Just got back from rather a long night in the Board with Niall. We couldn't play pool - there was a tournament on - so we fell instead to discussing his life. He had spent the day on a Disability Awareness training course, courtesy of Darlington College.

Niall lives a life that swings wildly and randomly between extremes of comedy and tragedy, never seeming to settle for more than a few moments on the middle ground where most of us spend most of our lives. Rather, he exists in a wholly Manichean universe. On the dark side are the benefits bureaucrats who don't give a shit and the smiley, friendly bank managers who keep lending him money to feed his gambling addiction. The good guys - most of them - don't give a shit either, but seem to vaguely think they're making the world a better place by explaining that disabled people are disabled "by society", and not, for instance, by the fact they've got no fucking legs or the sort of fucked-up brain chemistry that would do a reasonable job as the active component in bleach.

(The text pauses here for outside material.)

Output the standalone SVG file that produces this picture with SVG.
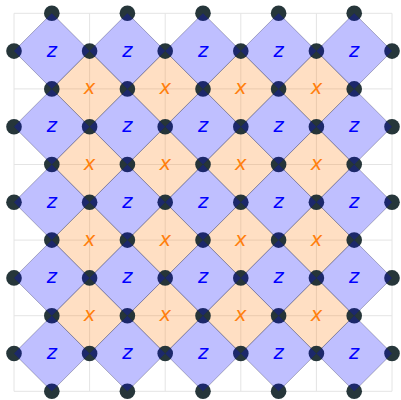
<svg xmlns="http://www.w3.org/2000/svg" xmlns:xlink="http://www.w3.org/1999/xlink" width="401" height="400" viewBox="0 0 401 400">
<style>
.grid line{stroke:#e4e4e4;stroke-width:1}
.px{fill:#ff7f0e;fill-opacity:0.25;stroke:#808080;stroke-opacity:0.55;stroke-width:1}
.pz{fill:#0000ff;fill-opacity:0.25;stroke:none}
.oz{fill:none;stroke:#808080;stroke-opacity:0.55;stroke-width:1}
.q{fill:#1f3034;fill-opacity:0.97}
text{font-family:"DejaVu Sans",sans-serif;font-style:italic;font-size:19.5px;text-anchor:middle}
.tx{fill:#ff7f0e}
.tz{fill:#0000ff}
</style>
<defs>
<polygon id="dia" points="-37.8,0 0,-37.8 37.8,0 0,37.8"/>
</defs>
<rect width="401" height="400" fill="#ffffff"/>
<g class="grid">
<line x1="14" y1="13.3" x2="14" y2="391.3"/>
<line x1="89.6" y1="13.3" x2="89.6" y2="391.3"/>
<line x1="165.2" y1="13.3" x2="165.2" y2="391.3"/>
<line x1="240.8" y1="13.3" x2="240.8" y2="391.3"/>
<line x1="316.4" y1="13.3" x2="316.4" y2="391.3"/>
<line x1="392" y1="13.3" x2="392" y2="391.3"/>
<line x1="14" y1="13.3" x2="392" y2="13.3"/>
<line x1="14" y1="88.9" x2="392" y2="88.9"/>
<line x1="14" y1="164.5" x2="392" y2="164.5"/>
<line x1="14" y1="240.1" x2="392" y2="240.1"/>
<line x1="14" y1="315.7" x2="392" y2="315.7"/>
<line x1="14" y1="391.3" x2="392" y2="391.3"/>
</g>
<g id="connectors"></g>
<g id="x-stabilizers">
<g id="x-2-2"><use href="#dia" class="px" x="89.6" y="88.9"/><text class="tx" x="89.6" y="94.4">x</text></g>
<g id="x-4-2"><use href="#dia" class="px" x="165.2" y="88.9"/><text class="tx" x="165.2" y="94.4">x</text></g>
<g id="x-6-2"><use href="#dia" class="px" x="240.8" y="88.9"/><text class="tx" x="240.8" y="94.4">x</text></g>
<g id="x-8-2"><use href="#dia" class="px" x="316.4" y="88.9"/><text class="tx" x="316.4" y="94.4">x</text></g>
<g id="x-2-4"><use href="#dia" class="px" x="89.6" y="164.5"/><text class="tx" x="89.6" y="170">x</text></g>
<g id="x-4-4"><use href="#dia" class="px" x="165.2" y="164.5"/><text class="tx" x="165.2" y="170">x</text></g>
<g id="x-6-4"><use href="#dia" class="px" x="240.8" y="164.5"/><text class="tx" x="240.8" y="170">x</text></g>
<g id="x-8-4"><use href="#dia" class="px" x="316.4" y="164.5"/><text class="tx" x="316.4" y="170">x</text></g>
<g id="x-2-6"><use href="#dia" class="px" x="89.6" y="240.1"/><text class="tx" x="89.6" y="245.6">x</text></g>
<g id="x-4-6"><use href="#dia" class="px" x="165.2" y="240.1"/><text class="tx" x="165.2" y="245.6">x</text></g>
<g id="x-6-6"><use href="#dia" class="px" x="240.8" y="240.1"/><text class="tx" x="240.8" y="245.6">x</text></g>
<g id="x-8-6"><use href="#dia" class="px" x="316.4" y="240.1"/><text class="tx" x="316.4" y="245.6">x</text></g>
<g id="x-2-8"><use href="#dia" class="px" x="89.6" y="315.7"/><text class="tx" x="89.6" y="321.2">x</text></g>
<g id="x-4-8"><use href="#dia" class="px" x="165.2" y="315.7"/><text class="tx" x="165.2" y="321.2">x</text></g>
<g id="x-6-8"><use href="#dia" class="px" x="240.8" y="315.7"/><text class="tx" x="240.8" y="321.2">x</text></g>
<g id="x-8-8"><use href="#dia" class="px" x="316.4" y="315.7"/><text class="tx" x="316.4" y="321.2">x</text></g>
</g>
<g id="z-outlines">
<use href="#dia" class="oz" x="51.8" y="51.1"/><use href="#dia" class="oz" x="127.4" y="51.1"/><use href="#dia" class="oz" x="203" y="51.1"/><use href="#dia" class="oz" x="278.6" y="51.1"/><use href="#dia" class="oz" x="354.2" y="51.1"/>
<use href="#dia" class="oz" x="51.8" y="126.7"/><use href="#dia" class="oz" x="127.4" y="126.7"/><use href="#dia" class="oz" x="203" y="126.7"/><use href="#dia" class="oz" x="278.6" y="126.7"/><use href="#dia" class="oz" x="354.2" y="126.7"/>
<use href="#dia" class="oz" x="51.8" y="202.3"/><use href="#dia" class="oz" x="127.4" y="202.3"/><use href="#dia" class="oz" x="203" y="202.3"/><use href="#dia" class="oz" x="278.6" y="202.3"/><use href="#dia" class="oz" x="354.2" y="202.3"/>
<use href="#dia" class="oz" x="51.8" y="277.9"/><use href="#dia" class="oz" x="127.4" y="277.9"/><use href="#dia" class="oz" x="203" y="277.9"/><use href="#dia" class="oz" x="278.6" y="277.9"/><use href="#dia" class="oz" x="354.2" y="277.9"/>
<use href="#dia" class="oz" x="51.8" y="353.5"/><use href="#dia" class="oz" x="127.4" y="353.5"/><use href="#dia" class="oz" x="203" y="353.5"/><use href="#dia" class="oz" x="278.6" y="353.5"/><use href="#dia" class="oz" x="354.2" y="353.5"/>
</g>
<g id="qubits">
<circle id="q-1-0" class="q" cx="51.8" cy="13.3" r="7.8"/>
<circle id="q-3-0" class="q" cx="127.4" cy="13.3" r="7.8"/>
<circle id="q-5-0" class="q" cx="203" cy="13.3" r="7.8"/>
<circle id="q-7-0" class="q" cx="278.6" cy="13.3" r="7.8"/>
<circle id="q-9-0" class="q" cx="354.2" cy="13.3" r="7.8"/>
<circle id="q-0-1" class="q" cx="14" cy="51.1" r="7.8"/>
<circle id="q-2-1" class="q" cx="89.6" cy="51.1" r="7.8"/>
<circle id="q-4-1" class="q" cx="165.2" cy="51.1" r="7.8"/>
<circle id="q-6-1" class="q" cx="240.8" cy="51.1" r="7.8"/>
<circle id="q-8-1" class="q" cx="316.4" cy="51.1" r="7.8"/>
<circle id="q-10-1" class="q" cx="392" cy="51.1" r="7.8"/>
<circle id="q-1-2" class="q" cx="51.8" cy="88.9" r="7.8"/>
<circle id="q-3-2" class="q" cx="127.4" cy="88.9" r="7.8"/>
<circle id="q-5-2" class="q" cx="203" cy="88.9" r="7.8"/>
<circle id="q-7-2" class="q" cx="278.6" cy="88.9" r="7.8"/>
<circle id="q-9-2" class="q" cx="354.2" cy="88.9" r="7.8"/>
<circle id="q-0-3" class="q" cx="14" cy="126.7" r="7.8"/>
<circle id="q-2-3" class="q" cx="89.6" cy="126.7" r="7.8"/>
<circle id="q-4-3" class="q" cx="165.2" cy="126.7" r="7.8"/>
<circle id="q-6-3" class="q" cx="240.8" cy="126.7" r="7.8"/>
<circle id="q-8-3" class="q" cx="316.4" cy="126.7" r="7.8"/>
<circle id="q-10-3" class="q" cx="392" cy="126.7" r="7.8"/>
<circle id="q-1-4" class="q" cx="51.8" cy="164.5" r="7.8"/>
<circle id="q-3-4" class="q" cx="127.4" cy="164.5" r="7.8"/>
<circle id="q-5-4" class="q" cx="203" cy="164.5" r="7.8"/>
<circle id="q-7-4" class="q" cx="278.6" cy="164.5" r="7.8"/>
<circle id="q-9-4" class="q" cx="354.2" cy="164.5" r="7.8"/>
<circle id="q-0-5" class="q" cx="14" cy="202.3" r="7.8"/>
<circle id="q-2-5" class="q" cx="89.6" cy="202.3" r="7.8"/>
<circle id="q-4-5" class="q" cx="165.2" cy="202.3" r="7.8"/>
<circle id="q-6-5" class="q" cx="240.8" cy="202.3" r="7.8"/>
<circle id="q-8-5" class="q" cx="316.4" cy="202.3" r="7.8"/>
<circle id="q-10-5" class="q" cx="392" cy="202.3" r="7.8"/>
<circle id="q-1-6" class="q" cx="51.8" cy="240.1" r="7.8"/>
<circle id="q-3-6" class="q" cx="127.4" cy="240.1" r="7.8"/>
<circle id="q-5-6" class="q" cx="203" cy="240.1" r="7.8"/>
<circle id="q-7-6" class="q" cx="278.6" cy="240.1" r="7.8"/>
<circle id="q-9-6" class="q" cx="354.2" cy="240.1" r="7.8"/>
<circle id="q-0-7" class="q" cx="14" cy="277.9" r="7.8"/>
<circle id="q-2-7" class="q" cx="89.6" cy="277.9" r="7.8"/>
<circle id="q-4-7" class="q" cx="165.2" cy="277.9" r="7.8"/>
<circle id="q-6-7" class="q" cx="240.8" cy="277.9" r="7.8"/>
<circle id="q-8-7" class="q" cx="316.4" cy="277.9" r="7.8"/>
<circle id="q-10-7" class="q" cx="392" cy="277.9" r="7.8"/>
<circle id="q-1-8" class="q" cx="51.8" cy="315.7" r="7.8"/>
<circle id="q-3-8" class="q" cx="127.4" cy="315.7" r="7.8"/>
<circle id="q-5-8" class="q" cx="203" cy="315.7" r="7.8"/>
<circle id="q-7-8" class="q" cx="278.6" cy="315.7" r="7.8"/>
<circle id="q-9-8" class="q" cx="354.2" cy="315.7" r="7.8"/>
<circle id="q-0-9" class="q" cx="14" cy="353.5" r="7.8"/>
<circle id="q-2-9" class="q" cx="89.6" cy="353.5" r="7.8"/>
<circle id="q-4-9" class="q" cx="165.2" cy="353.5" r="7.8"/>
<circle id="q-6-9" class="q" cx="240.8" cy="353.5" r="7.8"/>
<circle id="q-8-9" class="q" cx="316.4" cy="353.5" r="7.8"/>
<circle id="q-10-9" class="q" cx="392" cy="353.5" r="7.8"/>
<circle id="q-1-10" class="q" cx="51.8" cy="391.3" r="7.8"/>
<circle id="q-3-10" class="q" cx="127.4" cy="391.3" r="7.8"/>
<circle id="q-5-10" class="q" cx="203" cy="391.3" r="7.8"/>
<circle id="q-7-10" class="q" cx="278.6" cy="391.3" r="7.8"/>
<circle id="q-9-10" class="q" cx="354.2" cy="391.3" r="7.8"/>
</g>
<g id="z-stabilizers">
<g id="z-1-1"><use href="#dia" class="pz" x="51.8" y="51.1"/><text class="tz" x="51.8" y="56.6">z</text></g>
<g id="z-3-1"><use href="#dia" class="pz" x="127.4" y="51.1"/><text class="tz" x="127.4" y="56.6">z</text></g>
<g id="z-5-1"><use href="#dia" class="pz" x="203" y="51.1"/><text class="tz" x="203" y="56.6">z</text></g>
<g id="z-7-1"><use href="#dia" class="pz" x="278.6" y="51.1"/><text class="tz" x="278.6" y="56.6">z</text></g>
<g id="z-9-1"><use href="#dia" class="pz" x="354.2" y="51.1"/><text class="tz" x="354.2" y="56.6">z</text></g>
<g id="z-1-3"><use href="#dia" class="pz" x="51.8" y="126.7"/><text class="tz" x="51.8" y="132.2">z</text></g>
<g id="z-3-3"><use href="#dia" class="pz" x="127.4" y="126.7"/><text class="tz" x="127.4" y="132.2">z</text></g>
<g id="z-5-3"><use href="#dia" class="pz" x="203" y="126.7"/><text class="tz" x="203" y="132.2">z</text></g>
<g id="z-7-3"><use href="#dia" class="pz" x="278.6" y="126.7"/><text class="tz" x="278.6" y="132.2">z</text></g>
<g id="z-9-3"><use href="#dia" class="pz" x="354.2" y="126.7"/><text class="tz" x="354.2" y="132.2">z</text></g>
<g id="z-1-5"><use href="#dia" class="pz" x="51.8" y="202.3"/><text class="tz" x="51.8" y="207.8">z</text></g>
<g id="z-3-5"><use href="#dia" class="pz" x="127.4" y="202.3"/><text class="tz" x="127.4" y="207.8">z</text></g>
<g id="z-5-5"><use href="#dia" class="pz" x="203" y="202.3"/><text class="tz" x="203" y="207.8">z</text></g>
<g id="z-7-5"><use href="#dia" class="pz" x="278.6" y="202.3"/><text class="tz" x="278.6" y="207.8">z</text></g>
<g id="z-9-5"><use href="#dia" class="pz" x="354.2" y="202.3"/><text class="tz" x="354.2" y="207.8">z</text></g>
<g id="z-1-7"><use href="#dia" class="pz" x="51.8" y="277.9"/><text class="tz" x="51.8" y="283.4">z</text></g>
<g id="z-3-7"><use href="#dia" class="pz" x="127.4" y="277.9"/><text class="tz" x="127.4" y="283.4">z</text></g>
<g id="z-5-7"><use href="#dia" class="pz" x="203" y="277.9"/><text class="tz" x="203" y="283.4">z</text></g>
<g id="z-7-7"><use href="#dia" class="pz" x="278.6" y="277.9"/><text class="tz" x="278.6" y="283.4">z</text></g>
<g id="z-9-7"><use href="#dia" class="pz" x="354.2" y="277.9"/><text class="tz" x="354.2" y="283.4">z</text></g>
<g id="z-1-9"><use href="#dia" class="pz" x="51.8" y="353.5"/><text class="tz" x="51.8" y="359">z</text></g>
<g id="z-3-9"><use href="#dia" class="pz" x="127.4" y="353.5"/><text class="tz" x="127.4" y="359">z</text></g>
<g id="z-5-9"><use href="#dia" class="pz" x="203" y="353.5"/><text class="tz" x="203" y="359">z</text></g>
<g id="z-7-9"><use href="#dia" class="pz" x="278.6" y="353.5"/><text class="tz" x="278.6" y="359">z</text></g>
<g id="z-9-9"><use href="#dia" class="pz" x="354.2" y="353.5"/><text class="tz" x="354.2" y="359">z</text></g>
</g>
</svg>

The problem is that too much goodness is coordinated not by good people, but by do-gooders; drones who think that by reclassifying people with "special needs" as people with "specific needs" they're somehow doing something great. I'm not taking a Thatcherite line here, because I think it's the job of a just society to support those who struggle. But in supporting them we have to treat them as people who are different from us in mind or body but identical in spirit: not as pawns in the utilitarian struggle for some woolly idea of a better world.

(I suppose some goon with a social work degree is going to mail me now, explaining that of course he cares about real people, and of course it's all about helping those disabled by society to help themselves. But to talk about "special needs" really does ostracize and objectify, don't you think...? No I don't - so you can fuck off right now. Go on, fuck off and get a proper qualification.)

So we were looking at jobs that Niall could do that make use of his talents. Because he does have talents: he's got a poor memory, and he struggles to add up. But his reading's fine and his writing's not too bad. He's a good communicator, and, once you've got over the fact that he seems a bit weird, quite easy to get on with. He wants to work with other disabled people, helping them integrate into everyday life.

A wholly admirable aim, and one that I'm sure the do-gooder brigade will be quick to crush. They wouldn't want a weirdo like that working with them.

He also had a date with this lass (Rebecca?) from Ken Warne last night. She's only 17, and he's 38. She was kind to him, and they played pool. But she wouldn't give him her phone number and told him that her dad wasn't happy that she was out with him. Niall smiled as he told me this: he understands. But the DNA's crashing around inside, breaking things.